Farhat also pointed to polls that have “clearly shown that most Americans want our government to stop fueling the suffering in Gaza and to take real steps toward ending this war.”

Meanwhile, U.S. Rep. Rashida Tlaib, who was born in Detroit to Palestinian immigrants and is the only Palestinian American member of Congress, introduced a resolution Friday that “officially recognizes that the Israeli government has committed the crime of genocide against the Palestinian people in Gaza.” The resolution also urges the U.S. to fulfill its obligations under the Genocide Convention to intervene and seek accountability.
“The Israeli government’s genocide in Gaza has not ended, and it will not end until we act,” Tlaib, D-Detroit, said. “Since the so-called ‘ceasefire’ was announced, Israeli forces haven’t stopped killing Palestinians. Impunity only enables more atrocity. As our government continues to send a blank check for war crimes and ethnic cleansing, Palestinian children’s smiles are extinguished by bombs and bullets that say made in the U.S.A. To end this horror, we must reject genocide denial and follow our binding legal obligations under the Genocide Convention to take immediate action to pursue justice and accountability to prevent and punish the crime of genocide.”
Michigan taxpayers have contributed more than $420 million toward U.S. military aid to Israel since 2023, Wegela said, noting the money could instead fund rent assistance, groceries for low-income households, teacher salaries, children’s health care, or student loan relief.
“Instead of using tax dollars to help improve lives here, our federal government is funding a Genocide on the other side of the world. It is our moral obligation to oppose funding the mass murder of civilians,” Wegela said.
Byrnes condemned the high civilian casualty rate in Gaza, which is estimated to be roughly 83% of those killed, and criticized Secretary of State Marco Rubio’s move to suspend medical visas for Palestinians injured in the conflict.
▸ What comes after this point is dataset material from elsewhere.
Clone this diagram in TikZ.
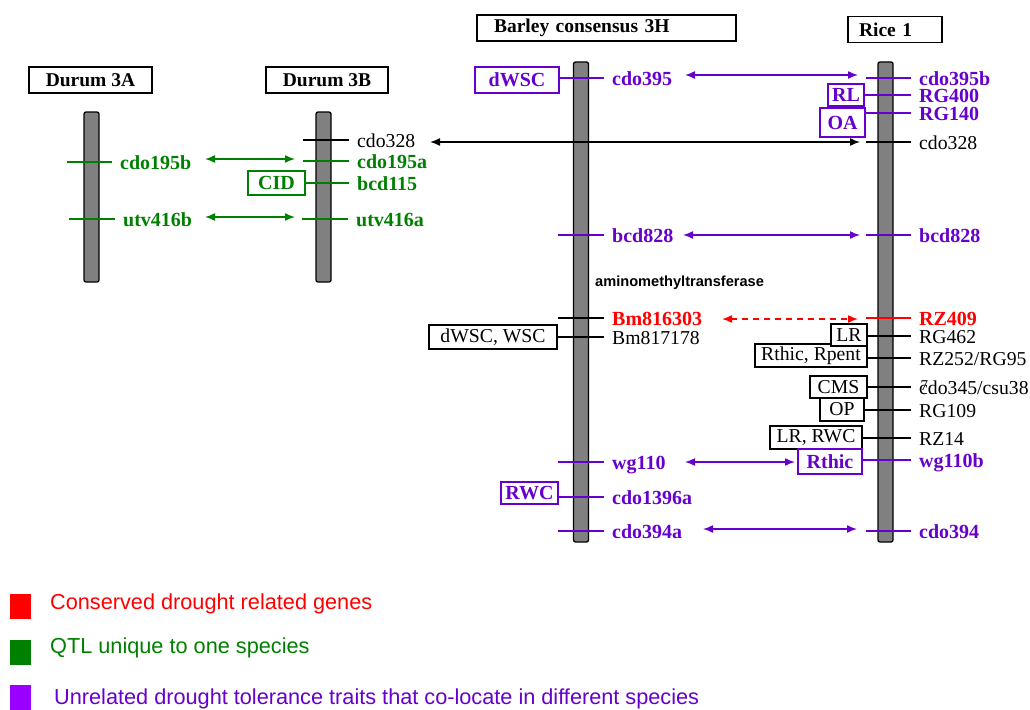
\documentclass[tikz,border=0pt]{standalone}
\usepackage{fontspec}
\setmainfont{Liberation Serif}
\setsansfont{Liberation Sans}
\usetikzlibrary{arrows.meta}
\definecolor{dgreen}{HTML}{008000}
\definecolor{vpurple}{HTML}{6600CC}
\definecolor{lpurple}{HTML}{9900FF}
\definecolor{dred}{HTML}{FF0000}
\definecolor{chromgray}{HTML}{808080}
\begin{document}
\begin{tikzpicture}[x=1pt,y=-1pt,
  chrom/.style={draw=black, line width=1.3pt, fill=chromgray, rounded corners=2pt, minimum width=15pt, inner sep=0pt},
  title/.style={draw=black, line width=1.6pt, inner sep=0pt, minimum height=26pt, font=\bfseries\fontsize{19.5}{22}\selectfont},
  lab/.style={anchor=west, inner xsep=8pt, inner ysep=0pt, text height=15pt, text depth=0pt, font=\fontsize{19.7}{22}\selectfont},
  blab/.style={lab, font=\bfseries\fontsize{20}{22}\selectfont},
  tick/.style={line width=1.4pt},
  trait/.style={draw, fill=white, line width=1.3pt, inner sep=0pt, font=\fontsize{19.7}{22}\selectfont},
  btrait/.style={trait, font=\bfseries\fontsize{20}{22}\selectfont},
  dbl/.style={{Latex[length=10pt,width=8pt]}-{Latex[length=10pt,width=8pt]}, line width=1.5pt},
  legsq/.style={minimum width=21pt, minimum height=25pt, inner sep=0pt},
  legtext/.style={anchor=west, inner sep=0pt, font=\sffamily\fontsize{21.7}{24}\selectfont}
]
\useasboundingbox (0,0) rectangle (1030,709);

% titles
\node[title, minimum width=123pt] (t3A) at (90.5,80) {Durum 3A};
\node[title, minimum width=122pt] (t3B) at (327,80) {Durum 3B};
\node[title, minimum width=259pt, text width=225pt, align=left] (tBar) at (606.5,28) {Barley consensus 3H};
\node[title, minimum width=94pt, text width=72pt, align=left] (tRice) at (895,29.5) {Rice 1};

% chromosomes
\node[chrom, minimum height=170pt] (c3A) at (91.5,197) {};
\node[chrom, minimum height=170pt] (c3B) at (323.5,197) {};
\node[chrom, minimum height=480pt] (cBar) at (581,302) {};
\node[chrom, minimum height=480pt] (cRice) at (885.5,302) {};

% ---------- Durum 3A ----------
\coordinate (s195b) at (67,162);
\node[blab, text=dgreen] (cdo195b) at (112,162) {cdo195b};
\draw[tick, dgreen] (s195b) -- (cdo195b.west);
\coordinate (s416b) at (69,219);
\node[blab, text=dgreen] (utv416b) at (115,219) {utv416b};
\draw[tick, dgreen] (s416b) -- (utv416b.west);

% ---------- Durum 3B ----------
\coordinate (s328B) at (303,140);
\node[lab] (cdo328B) at (349,140) {cdo328};
\draw[tick] (s328B) -- (cdo328B.west);
\coordinate (s195a) at (303,161);
\node[blab, text=dgreen] (cdo195a) at (349,161) {cdo195a};
\draw[tick, dgreen] (s195a) -- (cdo195a.west);
\node[btrait, draw=dgreen, text=dgreen, minimum width=57pt, minimum height=24pt] (CID) at (276.5,183) {CID};
\node[blab, text=dgreen] (bcd115) at (349,183) {bcd115};
\draw[tick, dgreen] (CID.east) -- (bcd115.west);
\coordinate (s416a) at (302,219);
\node[blab, text=dgreen] (utv416a) at (348,219) {utv416a};
\draw[tick, dgreen] (s416a) -- (utv416a.west);

% green arrows
\coordinate (g1l) at (205,159); \coordinate (g1r) at (295,159);
\draw[dbl, dgreen] (g1l) -- (g1r);
\coordinate (g2l) at (205,217); \coordinate (g2r) at (295,217);
\draw[dbl, dgreen] (g2l) -- (g2r);

% ---------- Barley ----------
\node[btrait, draw=vpurple, text=vpurple, minimum width=84pt, minimum height=26pt] (dWSC) at (517,80) {dWSC};
\node[blab, text=vpurple] (cdo395) at (604,78) {cdo395};
\draw[tick, vpurple] (dWSC.east |- cdo395.west) -- (cdo395.west);
\coordinate (s828a) at (558,235);
\node[blab, text=vpurple] (bcd828a) at (604,235) {bcd828};
\draw[tick, vpurple] (s828a) -- (bcd828a.west);
\node[anchor=west, inner sep=0pt, font=\sffamily\bfseries\fontsize{14.6}{16}\selectfont] (amt) at (595,283) {aminomethyltransferase};
\coordinate (s816) at (558,318);
\node[blab, text=dred] (Bm816303) at (604,318) {Bm816303};
\draw[tick] (s816) -- (Bm816303.west);
\node[trait, minimum width=128pt, minimum height=24pt] (dWSCWSC) at (493,337) {dWSC, WSC};
\node[lab] (Bm817178) at (604,337) {Bm817178};
\draw[tick] (dWSCWSC.east) -- (Bm817178.west);
\coordinate (s110) at (558,462);
\node[blab, text=vpurple] (wg110) at (604,462) {wg110};
\draw[tick, vpurple] (s110) -- (wg110.west);
\node[btrait, draw=vpurple, text=vpurple, minimum width=57pt, minimum height=22pt] (RWC) at (529.5,493) {RWC};
\node[blab, text=vpurple] (cdo1396a) at (604,497) {cdo1396a};
\draw[tick, vpurple] (RWC.east |- cdo1396a.west) -- (cdo1396a.west);
\coordinate (s394a) at (558,531);
\node[blab, text=vpurple] (cdo394a) at (604,531) {cdo394a};
\draw[tick, vpurple] (s394a) -- (cdo394a.west);

% ---------- Rice ----------
\coordinate (s395b) at (866,78);
\node[blab, text=vpurple] (cdo395b) at (911,78) {cdo395b};
\draw[tick, vpurple] (s395b) -- (cdo395b.west);
\node[btrait, draw=vpurple, text=vpurple, minimum width=36pt, minimum height=22pt] (RL) at (846,95) {RL};
\node[blab, text=vpurple] (RG400) at (911,95) {RG400};
\draw[tick, vpurple] (RL.east) -- (RG400.west);
\node[btrait, draw=vpurple, text=vpurple, minimum width=45pt, minimum height=29pt] (OA) at (842.5,122.5) {OA};
\node[blab, text=vpurple] (RG140) at (911,113) {RG140};
\draw[tick, vpurple] (OA.east |- RG140.west) -- (RG140.west);
\coordinate (s328R) at (866,142);
\node[lab] (cdo328R) at (911,142) {cdo328};
\draw[tick] (s328R) -- (cdo328R.west);
\coordinate (s828b) at (866,235);
\node[blab, text=vpurple] (bcd828b) at (911,235) {bcd828};
\draw[tick, vpurple] (s828b) -- (bcd828b.west);
\coordinate (s409) at (866,318);
\node[blab, text=dred] (RZ409) at (911,318) {RZ409};
\draw[tick, dred] (s409) -- (RZ409.west);
\node[trait, minimum width=112pt, minimum height=23pt] (RthRp) at (811,355.5) {Rthic, Rpent};
\node[lab] (RZ252) at (911,358) {RZ252/RG95};
\draw[tick] (RthRp.east |- RZ252.west) -- (RZ252.west);
\node[trait, minimum width=36pt, minimum height=22pt] (LR) at (849,335) {LR};
\node[lab] (RG462) at (911,336) {RG462};
\draw[tick] (LR.east |- RG462.west) -- (RG462.west);
\node[trait, minimum width=57pt, minimum height=22pt] (CMS) at (838.5,387) {CMS};
\node[lab] (cdo345) at (911,387) {cdo345/csu38};
\draw[tick] (CMS.east) -- (cdo345.west);
\node[anchor=base west, inner sep=0pt, font=\fontsize{15}{16}\selectfont] (seven) at (920.5,390) {7};
\node[trait, minimum width=44pt, minimum height=23pt] (OP) at (842,409.5) {OP};
\node[lab] (RG109) at (911,410) {RG109};
\draw[tick] (OP.east |- RG109.west) -- (RG109.west);
\node[trait, minimum width=92pt, minimum height=23pt] (LRRWC) at (816,437.5) {LR, RWC};
\node[lab] (RZ14) at (911,438) {RZ14};
\draw[tick] (LRRWC.east |- RZ14.west) -- (RZ14.west);
\node[btrait, draw=vpurple, text=vpurple, minimum width=64pt, minimum height=25pt] (Rthic) at (830,461.5) {Rthic};
\node[blab, text=vpurple] (wg110b) at (911,460) {wg110b};
\draw[tick, vpurple] (Rthic.east |- wg110b.west) -- (wg110b.west);
\coordinate (s394) at (866,531);
\node[blab, text=vpurple] (cdo394) at (911,531) {cdo394};
\draw[tick, vpurple] (s394) -- (cdo394.west);

% ---------- cross-species arrows ----------
\coordinate (a328l) at (430,142); \coordinate (a328r) at (860,142);
\draw[dbl] (a328l) -- (a328r);
\coordinate (a395l) at (685,75); \coordinate (a395r) at (858,75);
\draw[dbl, vpurple] (a395l) -- (a395r);
\coordinate (a828l) at (683,235); \coordinate (a828r) at (860,235);
\draw[dbl, vpurple] (a828l) -- (a828r);
\coordinate (a409l) at (722,319); \coordinate (a409r) at (858,319);
\draw[dbl, dred, dashed, dash pattern=on 6pt off 5pt] (a409l) -- (a409r);
\coordinate (a110l) at (685,462); \coordinate (a110r) at (795,462);
\draw[dbl, vpurple] (a110l) -- (a110r);
\coordinate (a394l) at (703,529); \coordinate (a394r) at (857,529);
\draw[dbl, vpurple] (a394l) -- (a394r);

% ---------- legend ----------
\node[legsq, fill=dred] (sqR) at (20.5,606.5) {};
\node[legtext, text=dred] (lgR) at (50,604) {Conserved drought related genes};
\node[legsq, fill=dgreen] (sqG) at (20.5,652) {};
\node[legtext, text=dgreen] (lgG) at (50,648) {QTL unique to one species};
\node[legsq, fill=lpurple] (sqP) at (20.5,697) {};
\node[legtext, text=vpurple] (lgP) at (54,699) {Unrelated drought tolerance traits that co-locate in different species};
\end{tikzpicture}
\end{document}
“Michigan cannot remain silent while our tax dollars are used to fund genocide,” Byrnes said.
The resolution also points to growing documentation from humanitarian groups and international law experts alleging that Israel’s blockade, bombing campaign, and forced displacement of civilians may violate the Genocide Convention.
Michigan organizers praised the lawmakers’ resolution. Layla Elabed, a well-known community organizer from Dearborn and sister of Tlaib, said the resolution represents “a multifaith, multicultural, multigenerational coalition refusing to let Michigan be complicit in genocide.”
Barbara Weinberg Barefield of Jewish Voice for Peace–Detroit said the suffering in Gaza contradicts the core Jewish teaching that “whoever saves a single life is considered to have saved the whole world.”
“The fact that a genocide is being perpetrated by the government of Israel on the Palestinian people is horrifying to me as a human being and as a Jew who was taught the intrinsic value of every life,” she said. “I will not stand by and let thousands of lives extinguished in my name go unchallenged.”
The resolution is nonbinding but adds pressure to Michigan members of Congress, several of whom have faced protests over U.S. military aid. It cites longstanding federal laws prohibiting arms transfers to countries committing human rights violations and calls on Washington to “use every tool available” to stop the killing and ensure aid reaches civilians.
Wegela, Farhat, and Byrnes said they plan to continue working with local advocacy groups, including those representing Palestinian, Arab American, Jewish, and peace coalitions, as the measure moves through the House.